# start of Given information

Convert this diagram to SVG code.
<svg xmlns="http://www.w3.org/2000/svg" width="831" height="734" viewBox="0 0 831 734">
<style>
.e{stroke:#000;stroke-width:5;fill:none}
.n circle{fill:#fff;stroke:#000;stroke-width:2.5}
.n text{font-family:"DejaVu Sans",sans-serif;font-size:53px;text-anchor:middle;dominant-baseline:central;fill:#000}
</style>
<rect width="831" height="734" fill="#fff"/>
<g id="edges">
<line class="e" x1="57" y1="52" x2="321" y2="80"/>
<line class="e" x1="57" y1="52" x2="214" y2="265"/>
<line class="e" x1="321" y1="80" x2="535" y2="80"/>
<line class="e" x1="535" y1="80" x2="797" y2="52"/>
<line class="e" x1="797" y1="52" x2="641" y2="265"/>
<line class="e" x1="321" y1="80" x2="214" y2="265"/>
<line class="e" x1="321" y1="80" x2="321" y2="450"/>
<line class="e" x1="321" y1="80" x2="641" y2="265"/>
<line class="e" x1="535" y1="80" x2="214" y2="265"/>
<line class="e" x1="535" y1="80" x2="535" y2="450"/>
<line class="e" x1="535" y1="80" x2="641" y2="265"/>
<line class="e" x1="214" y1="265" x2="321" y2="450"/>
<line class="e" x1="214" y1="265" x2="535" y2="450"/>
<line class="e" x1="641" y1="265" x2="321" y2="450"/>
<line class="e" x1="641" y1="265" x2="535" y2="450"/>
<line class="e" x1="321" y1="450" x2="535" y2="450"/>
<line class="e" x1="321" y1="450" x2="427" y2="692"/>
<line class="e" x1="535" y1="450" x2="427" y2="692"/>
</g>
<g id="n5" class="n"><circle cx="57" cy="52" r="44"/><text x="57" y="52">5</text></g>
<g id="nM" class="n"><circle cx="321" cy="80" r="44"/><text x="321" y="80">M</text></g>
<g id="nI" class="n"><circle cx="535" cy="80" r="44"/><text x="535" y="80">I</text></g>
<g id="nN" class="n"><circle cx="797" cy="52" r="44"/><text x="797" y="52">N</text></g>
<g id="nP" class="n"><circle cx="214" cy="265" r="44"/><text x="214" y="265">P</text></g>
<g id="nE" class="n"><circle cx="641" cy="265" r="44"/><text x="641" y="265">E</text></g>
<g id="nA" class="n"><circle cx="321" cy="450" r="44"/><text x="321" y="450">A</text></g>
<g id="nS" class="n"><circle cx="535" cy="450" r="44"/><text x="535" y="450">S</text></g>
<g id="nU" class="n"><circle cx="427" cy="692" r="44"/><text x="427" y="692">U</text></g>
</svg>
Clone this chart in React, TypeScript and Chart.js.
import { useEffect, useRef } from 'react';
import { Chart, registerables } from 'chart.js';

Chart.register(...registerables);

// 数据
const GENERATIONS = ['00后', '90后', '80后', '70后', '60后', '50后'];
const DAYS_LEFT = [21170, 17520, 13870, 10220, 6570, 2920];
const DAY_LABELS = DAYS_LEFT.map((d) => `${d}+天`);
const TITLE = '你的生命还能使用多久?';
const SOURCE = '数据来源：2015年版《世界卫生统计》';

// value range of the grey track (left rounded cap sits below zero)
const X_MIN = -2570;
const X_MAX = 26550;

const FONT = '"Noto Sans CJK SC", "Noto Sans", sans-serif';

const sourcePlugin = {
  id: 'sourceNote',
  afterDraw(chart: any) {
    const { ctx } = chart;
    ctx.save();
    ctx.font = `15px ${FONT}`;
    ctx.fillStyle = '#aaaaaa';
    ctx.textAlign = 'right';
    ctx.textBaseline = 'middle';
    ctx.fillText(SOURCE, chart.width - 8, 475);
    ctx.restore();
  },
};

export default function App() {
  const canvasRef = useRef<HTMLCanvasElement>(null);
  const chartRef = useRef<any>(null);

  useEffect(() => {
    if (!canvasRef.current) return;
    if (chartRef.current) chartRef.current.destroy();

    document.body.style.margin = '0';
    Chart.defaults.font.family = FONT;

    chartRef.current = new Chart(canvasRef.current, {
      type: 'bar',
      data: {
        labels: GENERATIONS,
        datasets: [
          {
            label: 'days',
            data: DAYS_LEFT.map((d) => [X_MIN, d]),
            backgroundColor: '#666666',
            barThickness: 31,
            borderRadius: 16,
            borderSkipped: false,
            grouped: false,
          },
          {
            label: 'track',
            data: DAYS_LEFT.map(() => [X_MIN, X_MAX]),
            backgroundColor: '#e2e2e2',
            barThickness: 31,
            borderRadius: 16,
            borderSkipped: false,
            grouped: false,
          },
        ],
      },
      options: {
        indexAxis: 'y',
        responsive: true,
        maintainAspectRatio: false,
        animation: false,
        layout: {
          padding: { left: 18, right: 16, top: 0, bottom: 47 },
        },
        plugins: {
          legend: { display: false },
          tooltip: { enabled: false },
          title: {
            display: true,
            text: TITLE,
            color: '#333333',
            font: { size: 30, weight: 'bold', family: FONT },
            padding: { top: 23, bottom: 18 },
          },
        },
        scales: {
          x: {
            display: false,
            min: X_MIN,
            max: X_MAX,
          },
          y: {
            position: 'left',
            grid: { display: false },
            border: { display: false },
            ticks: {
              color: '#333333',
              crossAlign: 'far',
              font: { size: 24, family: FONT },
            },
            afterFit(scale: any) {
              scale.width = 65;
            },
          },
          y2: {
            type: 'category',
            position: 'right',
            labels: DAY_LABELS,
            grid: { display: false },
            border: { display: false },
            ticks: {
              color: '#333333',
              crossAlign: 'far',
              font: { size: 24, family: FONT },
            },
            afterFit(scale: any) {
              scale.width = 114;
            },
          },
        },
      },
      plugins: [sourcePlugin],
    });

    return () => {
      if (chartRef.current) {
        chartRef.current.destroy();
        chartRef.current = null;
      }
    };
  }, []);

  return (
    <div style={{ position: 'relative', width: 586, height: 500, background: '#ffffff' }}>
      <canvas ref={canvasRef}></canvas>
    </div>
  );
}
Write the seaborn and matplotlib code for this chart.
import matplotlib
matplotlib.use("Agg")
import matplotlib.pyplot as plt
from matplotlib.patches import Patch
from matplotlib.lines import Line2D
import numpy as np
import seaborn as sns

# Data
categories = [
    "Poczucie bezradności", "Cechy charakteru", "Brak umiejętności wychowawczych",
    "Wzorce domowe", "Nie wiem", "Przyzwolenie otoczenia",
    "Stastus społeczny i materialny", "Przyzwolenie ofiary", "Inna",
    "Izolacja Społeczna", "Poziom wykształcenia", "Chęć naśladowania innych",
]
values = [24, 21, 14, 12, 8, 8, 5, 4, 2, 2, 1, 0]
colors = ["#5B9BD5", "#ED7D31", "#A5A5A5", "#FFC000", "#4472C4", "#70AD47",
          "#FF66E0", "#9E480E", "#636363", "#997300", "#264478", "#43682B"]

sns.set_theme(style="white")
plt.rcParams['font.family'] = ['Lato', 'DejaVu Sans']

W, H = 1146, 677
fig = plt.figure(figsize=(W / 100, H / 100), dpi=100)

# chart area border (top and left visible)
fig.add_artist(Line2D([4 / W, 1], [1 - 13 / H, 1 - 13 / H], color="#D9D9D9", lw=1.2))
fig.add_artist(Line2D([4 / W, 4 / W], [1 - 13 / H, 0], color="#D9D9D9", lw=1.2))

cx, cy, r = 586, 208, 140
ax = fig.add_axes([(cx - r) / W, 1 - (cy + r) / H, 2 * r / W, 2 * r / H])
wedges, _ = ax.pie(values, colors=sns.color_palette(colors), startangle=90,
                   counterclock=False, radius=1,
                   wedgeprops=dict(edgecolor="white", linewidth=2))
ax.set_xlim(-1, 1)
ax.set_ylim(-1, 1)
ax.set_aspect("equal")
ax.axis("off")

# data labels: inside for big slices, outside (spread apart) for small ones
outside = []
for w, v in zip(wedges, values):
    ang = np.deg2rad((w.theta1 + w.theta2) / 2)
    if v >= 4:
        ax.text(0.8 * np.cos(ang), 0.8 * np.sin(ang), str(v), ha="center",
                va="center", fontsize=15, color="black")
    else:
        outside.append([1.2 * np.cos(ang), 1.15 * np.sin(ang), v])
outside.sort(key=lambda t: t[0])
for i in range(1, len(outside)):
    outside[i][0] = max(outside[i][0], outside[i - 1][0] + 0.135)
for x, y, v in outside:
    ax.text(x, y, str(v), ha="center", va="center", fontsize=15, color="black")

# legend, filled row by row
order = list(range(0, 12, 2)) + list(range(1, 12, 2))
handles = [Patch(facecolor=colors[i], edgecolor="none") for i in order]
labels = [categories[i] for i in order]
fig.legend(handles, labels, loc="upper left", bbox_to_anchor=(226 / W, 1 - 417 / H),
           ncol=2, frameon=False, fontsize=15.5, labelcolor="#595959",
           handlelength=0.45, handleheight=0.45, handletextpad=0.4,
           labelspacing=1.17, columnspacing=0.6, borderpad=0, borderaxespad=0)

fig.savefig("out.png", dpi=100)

# end of Given information
# start of Given information

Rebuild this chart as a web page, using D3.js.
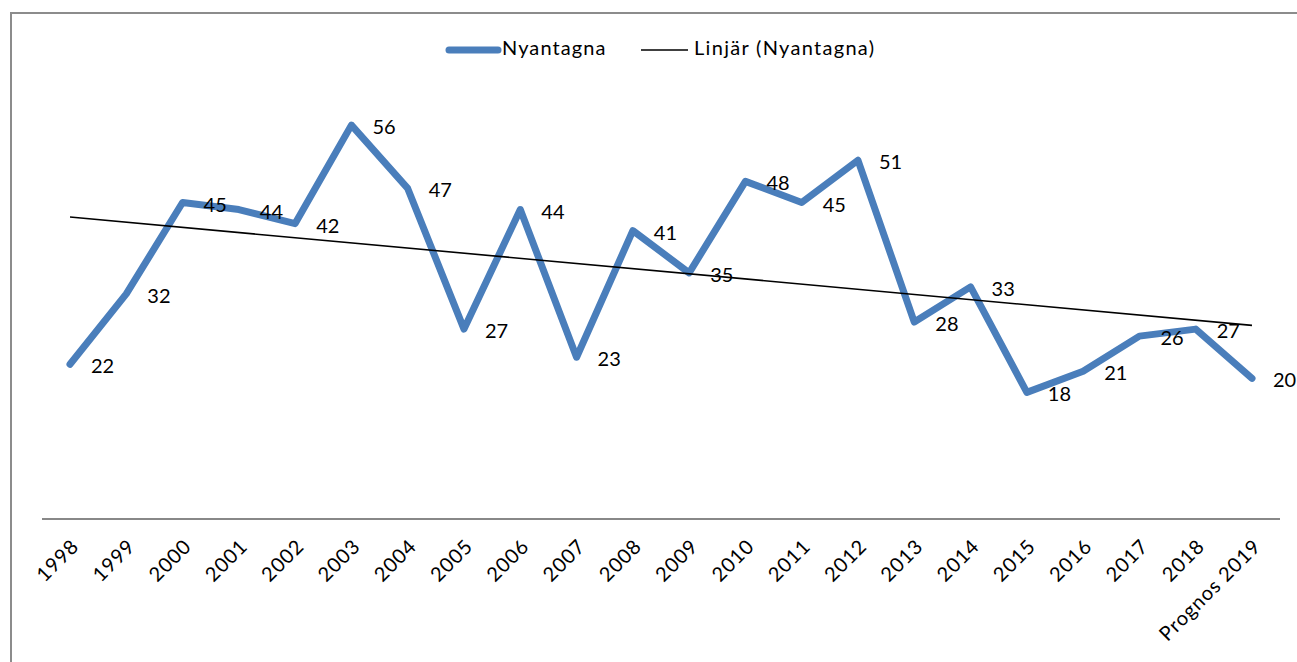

# end of Given information

Goal ▸ Transcribe, exactly and without additions, the lines of the records above, beginning with the line that contains "Clone this chart" and ending with the line that contains "if (chartRef.current) chartRef.current.destroy();", both included.

Answer in full ▸
Clone this chart in React, TypeScript and Chart.js.
import { useEffect, useRef } from 'react';
import { Chart, registerables } from 'chart.js';

Chart.register(...registerables);

// 数据
const GENERATIONS = ['00后', '90后', '80后', '70后', '60后', '50后'];
const DAYS_LEFT = [21170, 17520, 13870, 10220, 6570, 2920];
const DAY_LABELS = DAYS_LEFT.map((d) => `${d}+天`);
const TITLE = '你的生命还能使用多久?';
const SOURCE = '数据来源：2015年版《世界卫生统计》';

// value range of the grey track (left rounded cap sits below zero)
const X_MIN = -2570;
const X_MAX = 26550;

const FONT = '"Noto Sans CJK SC", "Noto Sans", sans-serif';

const sourcePlugin = {
  id: 'sourceNote',
  afterDraw(chart: any) {
    const { ctx } = chart;
    ctx.save();
    ctx.font = `15px ${FONT}`;
    ctx.fillStyle = '#aaaaaa';
    ctx.textAlign = 'right';
    ctx.textBaseline = 'middle';
    ctx.fillText(SOURCE, chart.width - 8, 475);
    ctx.restore();
  },
};

export default function App() {
  const canvasRef = useRef<HTMLCanvasElement>(null);
  const chartRef = useRef<any>(null);

  useEffect(() => {
    if (!canvasRef.current) return;
    if (chartRef.current) chartRef.current.destroy();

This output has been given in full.